According to the DMA, the entire link-out transaction, from promotion to the actual sale, must be free from Apple’s fee, not just the developer’s ability to mention other purchasing options. It remains to be seen whether the EU will accept the changes made this week.
All these changes could be in response to a €500 million fine
Last month, the Commission announced that Apple remained non-compliant with the DMA one month after being fined €500 million. The fine was imposed because, despite previous changes, Apple did not allow app developers to freely steer users toward external purchasing options outside the App Store.
The EU found the requirements regarding the use of link-outs to be too restrictive. Developers must not simply be granted the theoretical ability to steer users, as Apple claimed the DMA requires; they must be able to do so in a practical and effective manner. Imposing restrictions or fees, such as the CTF, that discourage steering constitutes non-compliance.
Apple vs the Digital Markets Act
The DMA has been a point of contention for Apple since its enactment in September 2022. In September 2024, the antitrust watchdog initiated two proceedings under the DMA to push Apple to enhance interoperability between iOS, iPadOS, and third-party devices, and published some potential mitigations in March.

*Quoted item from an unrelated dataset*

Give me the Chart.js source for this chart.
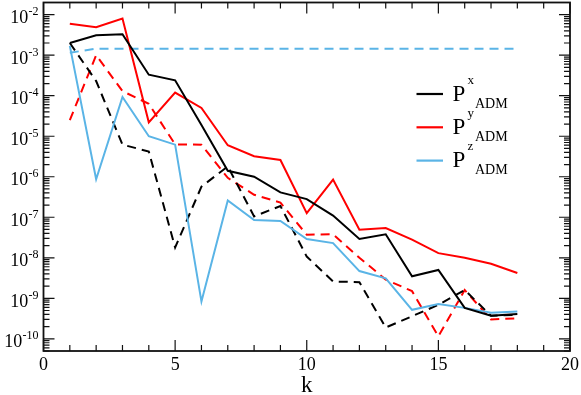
<!DOCTYPE html>
<html><head><meta charset="utf-8">
<script src="https://cdn.jsdelivr.net/npm/chart.js@4/dist/chart.umd.min.js"></script>
<style>html,body{margin:0;padding:0;background:#fff}</style>
</head><body>
<canvas id="c" width="581" height="395"></canvas>
<script>
// ---- data ----
const kValues = [1,2,3,4,5,6,7,8,9,10,11,12,13,14,15,16,17,18];
const pxSolid  = [2.0e-3,3.1e-3,3.3e-3,3.3e-4,2.4e-4,1.9e-5,1.4e-6,1.0e-6,4.1e-7,2.8e-7,1.1e-7,2.9e-8,3.8e-8,3.5e-9,5.0e-9,5.8e-10,3.7e-10,4.1e-10];
const pxDashed = [2.0e-3,2.3e-4,6.2e-6,4.2e-6,1.8e-8,5.7e-7,1.8e-6,1.05e-7,1.9e-7,1.07e-8,2.6e-9,2.5e-9,1.9e-10,3.6e-10,6.9e-10,1.6e-9,3.7e-10,3.9e-10];
const pySolid  = [6.0e-3,4.9e-3,8.0e-3,2.2e-5,1.2e-4,5.0e-5,6.0e-6,3.2e-6,2.6e-6,1.26e-7,8.5e-7,4.9e-8,5.4e-8,2.8e-8,1.3e-8,1.0e-8,7.1e-9,4.2e-9];
const pyDashed = [2.5e-5,1.0e-3,1.3e-4,6.3e-5,6.3e-6,6.2e-6,9.4e-7,3.6e-7,2.3e-7,3.7e-8,3.8e-8,1.0e-8,2.9e-9,1.5e-9,1.15e-10,1.6e-9,3.0e-10,3.2e-10];
const pzSolid  = [1.7e-3,8.7e-7,9.3e-5,1.0e-5,6.2e-6,8.3e-10,2.6e-7,8.5e-8,8.1e-8,2.9e-8,2.3e-8,4.7e-9,3.1e-9,5.2e-10,7.2e-10,5.8e-10,4.4e-10,4.7e-10];
const pzDashed = [1.15e-3,1.45e-3,1.45e-3,1.45e-3,1.45e-3,1.45e-3,1.45e-3,1.45e-3,1.45e-3,1.45e-3,1.45e-3,1.45e-3,1.45e-3,1.45e-3,1.45e-3,1.45e-3,1.45e-3,1.45e-3];
const xMajorTicks = [0,5,10,15,20];
const xMinorTicks = [1,2,3,4,6,7,8,9,11,12,13,14,16,17,18,19];
const yDecadeExponents = [-11,-10,-9,-8,-7,-6,-5,-4,-3,-2];
const legendNames = ["x","y","z"];
const xTitle = "k";

const BLACK = "#000000", RED = "#ff0000", BLUE = "#5ab4e6";
const SERIF = '"Liberation Serif","Times New Roman",Times,serif';

function pts(arr){ return kValues.map((k,i)=>({x:k,y:arr[i]})); }
const DASH = [9,6];

const datasets = [
  {label:"Px", data:pts(pxSolid), borderColor:BLACK, borderWidth:2},
  {label:"Py", data:pts(pySolid), borderColor:RED, borderWidth:2},
  {label:"Pz", data:pts(pzSolid), borderColor:BLUE, borderWidth:2},
  {label:"Px dashed", data:pts(pxDashed), borderColor:BLACK, borderWidth:2, borderDash:DASH},
  {label:"Py dashed", data:pts(pyDashed), borderColor:RED, borderWidth:2, borderDash:DASH},
  {label:"Pz dashed", data:pts(pzDashed), borderColor:BLUE, borderWidth:2, borderDash:DASH}
];

const axesPlugin = {
  id:'axesPlugin',
  afterDraw(chart){
    const ctx = chart.ctx, a = chart.chartArea;
    const xs = chart.scales.x, ys = chart.scales.y;
    ctx.save();
    ctx.strokeStyle = "#111"; ctx.lineWidth = 1.8; ctx.setLineDash([]);
    ctx.strokeRect(a.left, a.top, a.right-a.left, a.bottom-a.top);
    ctx.lineWidth = 1.2;
    const MAJ = 11, MIN = 6;
    ctx.beginPath();
    xMajorTicks.forEach(v=>{ const p = xs.getPixelForValue(v);
      ctx.moveTo(p,a.bottom); ctx.lineTo(p,a.bottom-MAJ); ctx.moveTo(p,a.top); ctx.lineTo(p,a.top+MAJ); });
    xMinorTicks.forEach(v=>{ const p = xs.getPixelForValue(v);
      ctx.moveTo(p,a.bottom); ctx.lineTo(p,a.bottom-MIN); ctx.moveTo(p,a.top); ctx.lineTo(p,a.top+MIN); });
    yDecadeExponents.forEach(e=>{
      for(let m=1;m<=9;m++){
        const v = m*Math.pow(10,e);
        if (v < ys.min*0.999 || v > ys.max*1.001) continue;
        const p = ys.getPixelForValue(v);
        const L = (m===1)?MAJ:MIN;
        ctx.moveTo(a.left,p); ctx.lineTo(a.left+L,p); ctx.moveTo(a.right,p); ctx.lineTo(a.right-L,p);
      }
    });
    ctx.stroke();
    // labels
    ctx.fillStyle = "#000";
    ctx.textBaseline = "alphabetic";
    ctx.font = "18px " + SERIF;
    ctx.textAlign = "center";
    xMajorTicks.forEach(v=>{ ctx.fillText(String(v), xs.getPixelForValue(v), 370); });
    yDecadeExponents.forEach(e=>{
      const v = Math.pow(10,e);
      if (v < ys.min || v > ys.max) return;
      const p = ys.getPixelForValue(v);
      const sup = "-" + Math.abs(e);
      ctx.font = "12px " + SERIF;
      const ws = ctx.measureText(sup).width;
      const supLeft = 38.5 - ws;
      ctx.textAlign = "left";
      ctx.fillText(sup, supLeft, p + 0.5);
      ctx.font = "18px " + SERIF;
      ctx.textAlign = "right";
      ctx.fillText("10", supLeft - 0.3, p + 8.5);
    });
    ctx.font = "23px " + SERIF;
    ctx.textAlign = "center";
    ctx.fillText(xTitle, (a.left+a.right)/2, 392);
    // legend
    const colors = [BLACK, RED, BLUE];
    legendNames.forEach((n,i)=>{
      const ly = 94 + i*33.3;
      ctx.strokeStyle = colors[i]; ctx.lineWidth = 2.2;
      ctx.beginPath(); ctx.moveTo(416.5, ly); ctx.lineTo(443, ly); ctx.stroke();
      ctx.fillStyle = "#000";
      ctx.textAlign = "left";
      ctx.font = "23px " + SERIF;
      ctx.fillText("P", 452.5, ly + 6.5);
      ctx.font = "13px " + SERIF;
      ctx.fillText(n, 467.5, ly - 10.5);
      ctx.font = "14px " + SERIF;
      ctx.fillText("ADM", 475, ly + 13.5);
    });
    ctx.restore();
  }
};

function build(){
  new Chart(document.getElementById('c').getContext('2d'), {
    type:'line',
    data:{datasets},
    options:{
      responsive:false, animation:false, devicePixelRatio:1,
      layout:{padding:{left:43.5, right:11, top:2.5, bottom:44}},
      elements:{point:{radius:0}, line:{tension:0, borderJoinStyle:'miter', fill:false}},
      plugins:{legend:{display:false}, tooltip:{enabled:false}},
      scales:{
        x:{type:'linear', min:0, max:20, display:false},
        y:{type:'logarithmic', min:5e-11, max:2e-2, display:false}
      }
    },
    plugins:[axesPlugin]
  });
}
if (document.fonts && document.fonts.load) {
  Promise.all([document.fonts.load('18px "Liberation Serif"'), document.fonts.load('12px "Liberation Serif"')])
    .then(build, build);
} else { build(); }
</script>
</body></html>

Apple formally appealed its requirements earlier this month, warning that granting third parties access to its technology stack could compromise privacy and security.
Nevertheless, Apple has made several adjustments to address regulatory concerns. Since early 2024, it has allowed EU users to delete pre-installed apps, made changes to the App Store, and introduced DMA-compliant Apple Intelligence. That’s not surprising, considering fines for noncompliance can be up to 10% of the company’s total worldwide turnover, rising to 20% in cases of repeated infringement.
This is not the only time Apple has bent to the EU’s wishes this month; the company is also introducing energy labels for iPhones and iPads sold in the region.